Rezension

Kampf um Bildung und Frauenrechte Anfang des 20. Jahrhunderts

Unter den Linden 6 - Ann-Sophie Kaiser

Unter den Linden 6
von Ann-Sophie Kaiser

Bewertet mit 4 Sternen

„Unter den Linden 6“ ist ein Roman, dessen Handlung in Berlin im Jahr 1907 spielt. Lise Meitner ist Physikerin und kommt mit dem Ziel in die Stadt, ihre wissenschaftliche Forschung bei Max Planck fortzusetzen. Schnell muss sie feststellen, dass es Frauen in Preußen nicht möglich ist, sich zu immatrikulieren. Auch Anni ist neu in Berlin, allerdings unfreiwillig, um eine Stelle als Dienstmädchen anzutreten. Hedwig hingegen möchte studieren und ist Teil einer Gruppe von Frauen, die für mehr Rechte und Mitbestimmung von Frauen kämpft. Die drei sehr unterschiedlichen Frauen treffen sich zufällig und werden Freundinnen. Sie verfolgen ihre Ziele und müssen immer wieder feststellen, welche Hürden es für Frauen in Berlin Anfang des 20. Jahrhunderts gibt.
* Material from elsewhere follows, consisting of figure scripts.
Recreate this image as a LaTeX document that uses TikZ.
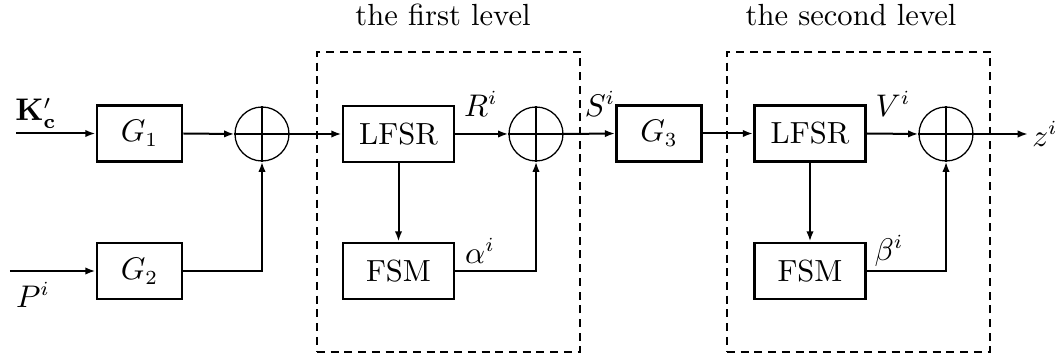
\documentclass[tikz,border=0pt]{standalone}
\usetikzlibrary{arrows.meta}
\begin{document}
\begin{tikzpicture}[x=0.35pt,y=-0.35pt,
  every node/.style={font=\fontsize{10.7}{12.8}\selectfont},
  blk/.style={draw,line width=1pt,minimum height=19.6pt,inner sep=0pt},
  gbox/.style={blk,minimum width=29.75pt},
  wbox/.style={blk,minimum width=38.85pt},
  xorc/.style={draw,circle,line width=0.45pt,minimum size=18.9pt,inner sep=0pt},
  arr/.style={line width=0.7pt,-{Latex[length=3.6pt,width=2.6pt]}},
  ln/.style={line width=0.7pt},
  dashbox/.style={draw,line width=0.9pt,dash pattern=on 2.8pt off 2pt,minimum width=92.05pt,minimum height=105pt,inner sep=0pt},
  lbl/.style={inner sep=0pt}]
\useasboundingbox (0,0) rectangle (1063,360);
% level frames
\node[dashbox] (lv1) at (448.5,202) {};
\node[dashbox] (lv2) at (858.5,202) {};
\node[lbl] (t1) at (443,15) {the first level};
\node[lbl] (t2) at (851,15) {the second level};
% blocks
\node[gbox] (G1) at (139.5,133.5) {$G_1$};
\node[gbox] (G2) at (139.5,271) {$G_2$};
\node[xorc] (X1) at (262,134) {};
\node[wbox] (L1) at (398.5,134) {LFSR};
\node[wbox] (F1) at (398.5,271) {FSM};
\node[xorc] (X2) at (536,134) {};
\node[gbox] (G3) at (659,133.5) {$G_3$};
\node[wbox] (L2) at (810,133.5) {LFSR};
\node[wbox] (F2) at (810,271) {FSM};
\node[xorc] (X3) at (946,134) {};
% crosshairs
\draw[ln] (X1.west) -- (X1.east);
\draw[line width=1pt] (X1.north) -- (X1.south);
\draw[ln] (X2.west) -- (X2.east) (X2.north) -- (X2.south);
\draw[ln] (X3.west) -- (X3.east) (X3.north) -- (X3.south);
% inputs / output
\coordinate (kin) at (16,133.5);
\coordinate (pin) at (10,271);
\coordinate (zout) at (1028,134);
\node[lbl] (K) at (36,113) {$\mathbf{K}'_{\mathbf{c}}$};
\node[lbl] (P) at (33,295) {$P^i$};
\node[lbl] (z) at (1045,134) {$z^i$};
\node[lbl] (R) at (481,104) {$R^i$};
\node[lbl] (S) at (600,104) {$S^i$};
\node[lbl] (V) at (893,104) {$V^i$};
\node[lbl] (al) at (480,251) {$\alpha^i$};
\node[lbl] (be) at (889,251) {$\beta^i$};
% connectors
\draw[arr] (kin) -- (G1.west);
\draw[arr] (pin) -- (G2.west);
\draw[arr] (G1.east) -- (X1.west);
\draw[arr,line width=1pt] (G2.east) -| (X1.south);
\draw[arr] (X1.east) -- (L1.west);
\draw[arr] (L1.east) -- (X2.west);
\draw[arr] (L1.south) -- (F1.north);
\draw[arr] (F1.east) -| (X2.south);
\draw[arr] (X2.east) -- (G3.west);
\draw[arr] (G3.east) -- (L2.west);
\draw[arr] (L2.east) -- (X3.west);
\draw[arr,line width=1pt] (L2.south) -- (F2.north);
\draw[arr] (F2.east) -| (X3.south);
\draw[arr] (X3.east) -- (zout);
\end{tikzpicture}
\end{document}
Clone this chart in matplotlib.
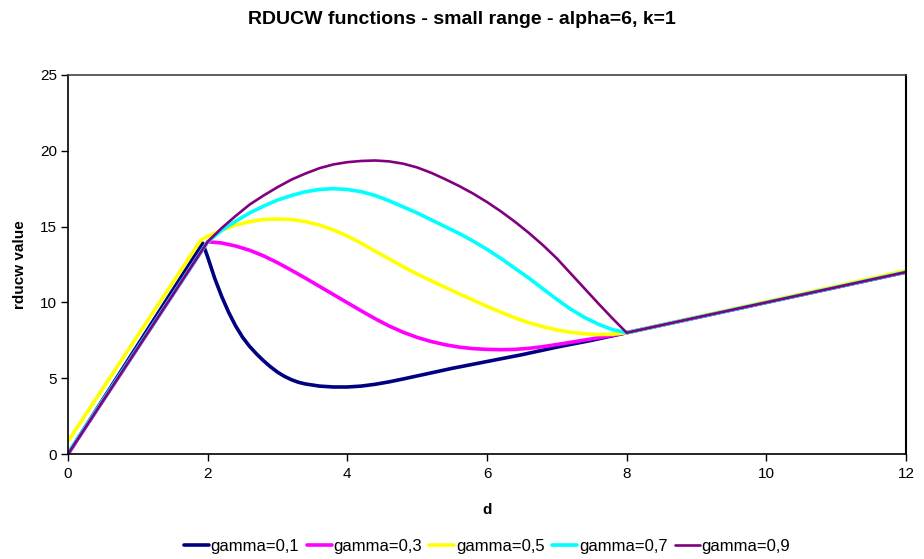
import matplotlib
matplotlib.use("Agg")
import matplotlib.pyplot as plt

plt.rcParams['font.family'] = ['Liberation Sans', 'DejaVu Sans']

# gamma = 0.1
d_g1 = [0, 1.93, 2.0, 2.1, 2.2, 2.3, 2.4, 2.5, 2.6, 2.7, 2.8, 2.9, 3.0, 3.1, 3.2, 3.3,
        3.4, 3.6, 3.8, 4.0, 4.2, 4.4, 4.6, 4.8, 5.0, 5.5, 6.0, 6.5, 7.0, 7.5, 8.0, 12.0]
v_g1 = [0, 13.9, 13.0, 11.6, 10.4, 9.35, 8.45, 7.7, 7.1, 6.6, 6.15, 5.75, 5.4, 5.12, 4.9,
        4.73, 4.62, 4.48, 4.42, 4.42, 4.48, 4.6, 4.76, 4.95, 5.15, 5.65, 6.1, 6.55, 7.05,
        7.5, 8.0, 12.0]

# common grid of the middle section, d = 2.0 ... 8.0
d_mid = [2.0, 2.2, 2.4, 2.6, 2.8, 3.0, 3.2, 3.4, 3.6, 3.8, 4.0, 4.2, 4.4, 4.6, 4.8, 5.0,
         5.2, 5.4, 5.6, 5.8, 6.0, 6.2, 6.4, 6.6, 6.8, 7.0, 7.2, 7.4, 7.6, 7.8, 8.0]

# gamma = 0.3
d_g3 = [0] + d_mid + [12.0]
v_g3 = [0, 14.0, 13.92, 13.72, 13.44, 13.07, 12.62, 12.12, 11.6, 11.06, 10.52, 9.98, 9.44,
        8.92, 8.44, 8.03, 7.69, 7.42, 7.21, 7.05, 6.95, 6.9, 6.88, 6.9, 6.97, 7.08, 7.22,
        7.37, 7.52, 7.67, 7.83, 8.0, 12.0]

# gamma = 0.5
d_g5 = [0, 1.9] + d_mid + [12.0]
v_g5 = [0.85, 14.1, 14.35, 14.75, 15.1, 15.32, 15.47, 15.5, 15.47, 15.33, 15.1, 14.78,
        14.38, 13.9, 13.38, 12.86, 12.35, 11.87, 11.43, 11.0, 10.57, 10.15, 9.74, 9.35,
        8.98, 8.66, 8.4, 8.18, 8.03, 7.93, 7.88, 7.9, 8.0, 12.1]

# gamma = 0.7
d_g7 = [0] + d_mid + [12.0]
v_g7 = [0.05, 14.0, 14.75, 15.35, 15.9, 16.35, 16.75, 17.05, 17.3, 17.45, 17.5, 17.45,
        17.3, 17.05, 16.7, 16.3, 15.9, 15.45, 15.0, 14.55, 14.05, 13.5, 12.9, 12.25, 11.6,
        10.9, 10.2, 9.55, 9.0, 8.55, 8.2, 8.0, 12.0]

# gamma = 0.9
d_g9 = [0] + d_mid + [12.0]
v_g9 = [0, 14.0, 14.9, 15.7, 16.45, 17.05, 17.6, 18.1, 18.5, 18.85, 19.1, 19.25, 19.33,
        19.36, 19.3, 19.15, 18.9, 18.55, 18.13, 17.68, 17.18, 16.62, 16.0, 15.32, 14.58,
        13.78, 12.9, 11.9, 10.9, 9.9, 8.93, 8.0, 12.0]

labels = ['gamma=0,1', 'gamma=0,3', 'gamma=0,5', 'gamma=0,7', 'gamma=0,9']
colors = ['#000080', '#FF00FF', '#FFFF00', '#00FFFF', '#800080']
widths = [2.6, 2.6, 2.6, 2.6, 1.9]
series = [(d_g1, v_g1), (d_g3, v_g3), (d_g5, v_g5), (d_g7, v_g7), (d_g9, v_g9)]

x_ticks = [0, 2, 4, 6, 8, 10, 12]
y_ticks = [0, 5, 10, 15, 20, 25]

fig = plt.figure(figsize=(9.24, 5.59), dpi=100)
ax = fig.add_axes([68 / 924, 1 - 454 / 559, (906 - 68) / 924, (454 - 75) / 559])

for (xs, ys), lab, col, lw in zip(series, labels, colors, widths):
    ax.plot(xs, ys, color=col, lw=lw, label=lab, solid_joinstyle='round',
            solid_capstyle='round')

ax.set_xlim(0, 12)
ax.set_ylim(0, 25)
ax.set_xticks(x_ticks)
ax.set_yticks(y_ticks)
ax.tick_params(axis='both', direction='out', length=5, width=1, labelsize=11, colors='black')
ax.tick_params(axis='x', pad=4)
ax.tick_params(axis='y', pad=3)

for side in ['left', 'bottom']:
    ax.spines[side].set_color('black')
    ax.spines[side].set_linewidth(1.2)
ax.spines['top'].set_color('#444444')
ax.spines['top'].set_linewidth(1.2)
ax.spines['right'].set_color('black')
ax.spines['right'].set_linewidth(1.5)

ax.set_xlabel('d', fontsize=11, fontweight='bold', labelpad=16)
ax.set_ylabel('rducw value', fontsize=11, fontweight='bold', labelpad=9)
fig.suptitle('RDUCW functions - small range - alpha=6, k=1', fontsize=14,
             fontweight='bold', y=1 - 20 / 559, va='center')

fig.legend(loc='center', bbox_to_anchor=(487 / 924, 1 - 546 / 559), ncol=5, frameon=False,
           fontsize=12, handlelength=1.5, handletextpad=0.1, columnspacing=0.45)

fig.savefig('out.png', dpi=100)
Zwischendurch hatte ich etwas Sorge, dass der Roman sehr in Richtung Liebesroman „kippen“ könnte und war kurzzeitig ein bisschen skeptisch. Dies ist, meiner Meinung nach glücklicherweise, nicht passiert. Natürlich geht es auch um Gefühle, Liebe und Männer, aber eben nicht ausschließlich und es kommt zu keiner Romantisierung. Stattdessen werden Sinnfragen gestellt und es wird die Ungeduld der Frauen, die täglichen Ungerechtigkeiten und mangelnde Anerkennung für von Frauen Geleistetem beschrieben. Besonders gut konnte ich die Verzweiflung und auch Wut von Lise nachvollziehen, die große Leistungen für den wissenschaftlichen Fortschritt erbringt und trotzdem nicht annähernd ausreichend gewürdigt wird.

Die drei Protagonistinnen sind mehrdimensional und sympathisch beschrieben. Der Kampf gegen Widerstände und der damit verbundene Mut wechseln sich mit Passagen ab, in denen die Hauptcharaktere keine Kraft mehr haben und fast aufgeben wollen. Die Entwicklung der Charaktere ist detailliert beschrieben und wirkt realistisch und nicht romantisch oder gar fantastisch. Auch die Freundschaft zwischen den Dreien wirkt nicht unrealistisch, obwohl sie aus so unterschiedlichen Verhältnissen kommen. Der Schreibstil lässt sich gut lesen und ich bin gerne dabeigeblieben.

Ich habe auf den etwa 450 Seiten sehr viel gelernt, in erster Linie über Berlin bzw. Preußen und die gesellschaftlichen Verhältnisse in den Jahren vor dem 1. Weltkrieg. Aber auch im Bereich Physik und der Entwicklung der wissenschaftlichen Gebiete habe ich dazugelernt. Wirklich lesenswert und lehrreich sind die Anmerkungen der Autorin am Ende des Romans.

Insgesamt hat mich „Unter den Linden 6“ positiv überrascht und bis auf wenige kurze Passagen sehr überzeugt.